What Does It Take To Be Happy? (especially when you’re hurting?)

 

 

Emotional pain can be as sharp and bitter as physical pain, and no one gets through life without experiencing it. Is it possible to be happy while you’re hurting? Is happiness a result of circumstances, or is it a choice?

I choose happiness. There. I’ve said it. I choose it. So now what? Does it follow that my choice alone will make me happy? Or must I take action to make my choice a reality in my life? Think about this. You might choose to be wealthy or live a long, healthy life. You might choose to be a doctor, lawyer, policeman or (gulp) writer. You choice is the first step in a process. To reach your goal, you must take the next step, and the next.

This article appeared on my news feed this morning, and my happiness gauge jumped when I read it. I hope yours does, too!

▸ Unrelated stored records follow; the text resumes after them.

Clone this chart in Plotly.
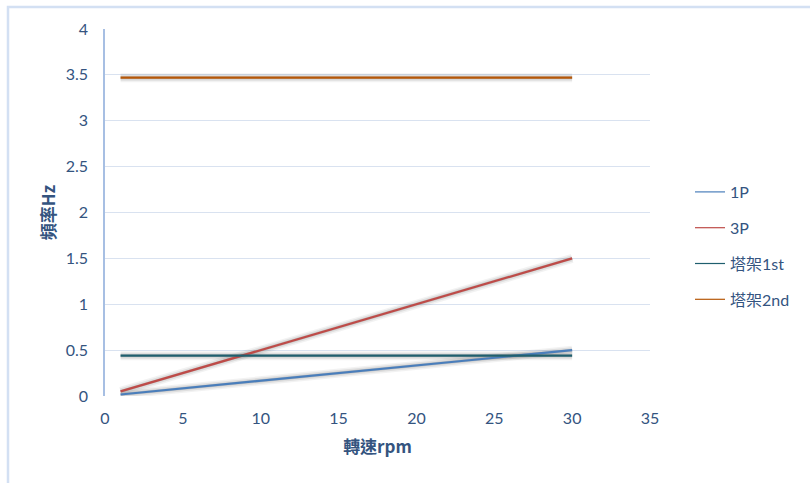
import plotly.graph_objects as go

# Rotor speed (rpm) and frequencies (Hz)
rpm = [1, 30]
freq_1p = [0.0167, 0.5]
freq_3p = [0.05, 1.5]
tower_1st = [0.44, 0.44]
tower_2nd = [3.47, 3.47]

names = ["1P", "3P", "塔架1st", "塔架2nd"]
series = [freq_1p, freq_3p, tower_1st, tower_2nd]
colors = ["#4a7ebb", "#be4b48", "#1f5f6e", "#b65708"]

W, H = 810, 483
ml, mr, mt, mb = 105, 159, 29, 82
pw = W - ml - mr
ph = H - mt - mb
dx = 1 / pw      # shadow offset, right
dy = 5 / ph      # shadow offset, down

fig = go.Figure()

# soft drop shadows on a shifted overlay axis pair (x2/y2)
for ys in series:
    for width, alpha in [(9, 0.05), (6, 0.08), (3, 0.12)]:
        fig.add_trace(go.Scatter(
            x=rpm, y=ys, mode="lines", xaxis="x2", yaxis="y2",
            line=dict(color=f"rgba(0,0,0,{alpha})", width=width),
            showlegend=False, hoverinfo="skip"))

# main lines on their own overlay (x3/y3), drawn above the shadows
for name, ys, c in zip(names, series, colors):
    fig.add_trace(go.Scatter(
        x=rpm, y=ys, mode="lines", name=name, xaxis="x3", yaxis="y3",
        line=dict(color=c, width=2.2), showlegend=False))

# legend entries with thin samples
for i, (name, c) in enumerate(zip(names, colors)):
    fig.add_trace(go.Scatter(
        x=[None], y=[None], mode="lines", name=name,
        line=dict(color=c, width=1.2), legendgroup=f"g{i}"))

text_color = "#34547f"
tick_font = dict(family="Lato, Carlito, sans-serif", size=16, color=text_color)
title_font = dict(family="Noto Sans CJK TC, sans-serif", size=17, color=text_color)

fig.update_layout(
    width=W, height=H,
    margin=dict(l=ml, r=mr, t=mt, b=mb),
    paper_bgcolor="white", plot_bgcolor="white",
    xaxis=dict(
        domain=[0, 1 - dx], range=[0, 35], dtick=5, tick0=0,
        showgrid=False, zeroline=False, showline=False,
        ticks="outside", ticklen=8, tickcolor="rgba(0,0,0,0)",
        tickfont=tick_font,
        title=dict(text="<b>轉速rpm</b>", font=title_font, standoff=14),
    ),
    yaxis=dict(
        domain=[dy, 1], range=[0, 4], dtick=0.5, tick0=0,
        showgrid=True, gridcolor="#d9e2f0", gridwidth=1,
        zeroline=False,
        showline=True, linecolor="#a7bfe3", linewidth=1.5,
        ticks="outside", ticklen=12, tickcolor="rgba(0,0,0,0)",
        tickfont=tick_font,
        title=dict(text="<b>頻率Hz</b>", font=title_font, standoff=6),
    ),
    xaxis2=dict(domain=[dx, 1], range=[0, 35], overlaying="x",
                visible=False, anchor="y2"),
    yaxis2=dict(domain=[0, 1 - dy], range=[0, 4], overlaying="y",
                visible=False, anchor="x2"),
    xaxis3=dict(domain=[0, 1 - dx], range=[0, 35], overlaying="x",
                visible=False, anchor="y3"),
    yaxis3=dict(domain=[dy, 1], range=[0, 4], overlaying="y",
                visible=False, anchor="x3"),
    legend=dict(
        x=(690 - ml) / pw, xanchor="left",
        y=(H - mb - 246) / ph, yanchor="middle",
        font=dict(family="Lato, Noto Sans CJK TC, sans-serif", size=16, color=text_color),
        tracegroupgap=12, bgcolor="rgba(0,0,0,0)",
    ),
    showlegend=True,
)

# chart frame
fig.add_shape(type="rect", xref="paper", yref="paper",
              x0=-(ml - 8) / pw, x1=(W + 5 - ml) / pw,
              y0=-(mb + 10) / ph, y1=1 + (mt - 7) / ph,
              line=dict(color="#d3e0f3", width=2.5), layer="below")

fig.write_html("out.html")
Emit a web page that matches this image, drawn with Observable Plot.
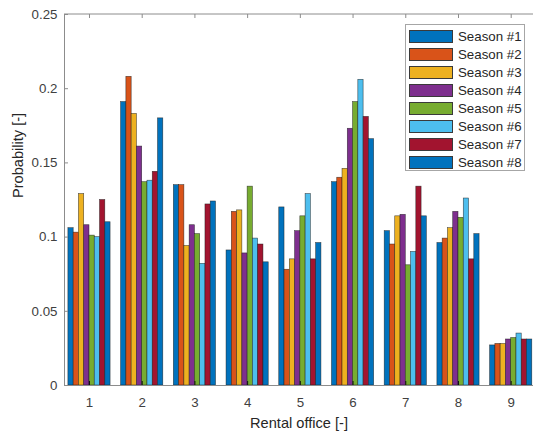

12 Things I See Happy People Do (that unhappy people do not)

—- Rev. Shane L. Bishop

May 22, 2017

I have been thinking a lot about happiness of late, partially because so many people seem unhappy.  I think that was my first epiphany upon entering the world of Social Media; people are unhappy and there are a lot of them.  Now don’t get me wrong, we all know some people who wouldn’t be happy, were they not unhappy but I am not talking about them.  We will just let them be.  I am also not thinking theologically here (i.e. juxtaposing happiness and joy), today I am going to err on the practical and pragmatic side of things.  With that being said, let’s get going.

I think most people want to be happy; they are just not quite sure how to get there from their present location.  Many people honestly believe that happiness is a lucky bounce; a sunny disposition or favorable circumstances but I disagree.  Happiness is a choice.  I believe the best route to happiness is found by following the footsteps of those who have already arrived.

Here are my observations on the topic that have been formed by watching happy people for decades.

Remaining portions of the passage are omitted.